こころあそびの記

日常に小さな感動を

そを見つつ共に行く

 

 昨日の夕方、犬の散歩に出た時のこと。

 西の空に異変を感じて見やると、大げさではなく六甲の山が燃えているような炎の光景がひろがっていました。

 たまたま坂道を下ってきた方に、

「きれいですね」と話しかけたら、「こんな寒い中、出てきたんやから、ひとつくらいいいことがないとね」と応じて下さいました。

 六甲山を時雨れさせている雨柱が、沈んでいく太陽に照らされて、大自然が織り成す壮大なショーでした。

 こういう一期一会が、心に灯をともしてくれます。目を閉じてもずっとある残像。うれしいことでした。

 

 

 そして一夜開けたら、予報通りの寒さでした。温度計はマイナス2度。娘たちがプレゼントしてくれた電気毛布がありがたい朝でした。

 メダカ鉢に今季一番の厚い氷が張っているのを見て、童心が刺激を受け、アリーナに飛んで行きました。

 

 

 きのう、さよならした太陽が今朝も上ってきます。

 空を見て遊ぶだけで、一日がなんと輝くことでしょう。大自然の営みが体の中にいのちを与えてくれることを実感します。

 「人間は大自然の一員であり、常にその影響を受けている」

 いのちの真理です。

 

 

 ロウバイは盛りを過ぎようとしています。

 ロウバイを臘梅と書くのは、旧暦12月のことを臘月というからです。臘月に咲くから、臘梅。

 一方、蠟梅と書くのは、花が蠟(蝋)のようだから。

 今年はどうしたことか、たくさんの臘梅に会えました。身の回りにあふれていても気づかないことの多いこと。

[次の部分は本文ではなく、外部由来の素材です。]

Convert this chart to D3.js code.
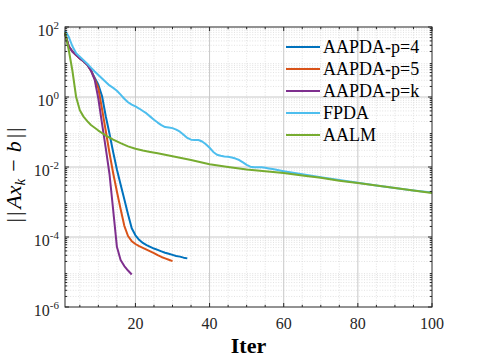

 蝋細工のような花の姿と匂いを覚えておくように云われた気がしています。この渋い花を好む人はお花上級者ですよね。

 

 

 キジバトが、臘梅畑の中でホーホーと鳴いて、枝から離れません。

 双眼鏡で覗くと、穢れのない眼の美しさに吸い込まれそうでした。

 

 帰宅して詩集を繰りましたら、今の気持ちは、村山槐多さん(1896~1919)の「二月」という詩の末尾に似ていました。

 

「 たそがれか日のただ中か

  君はゆく大空の物凄きだんだらの

  薄明り

  そを見つつ共に行くわれのたのしさ。 」

 

 明治の人も見たのですね。もうすぐ二月です。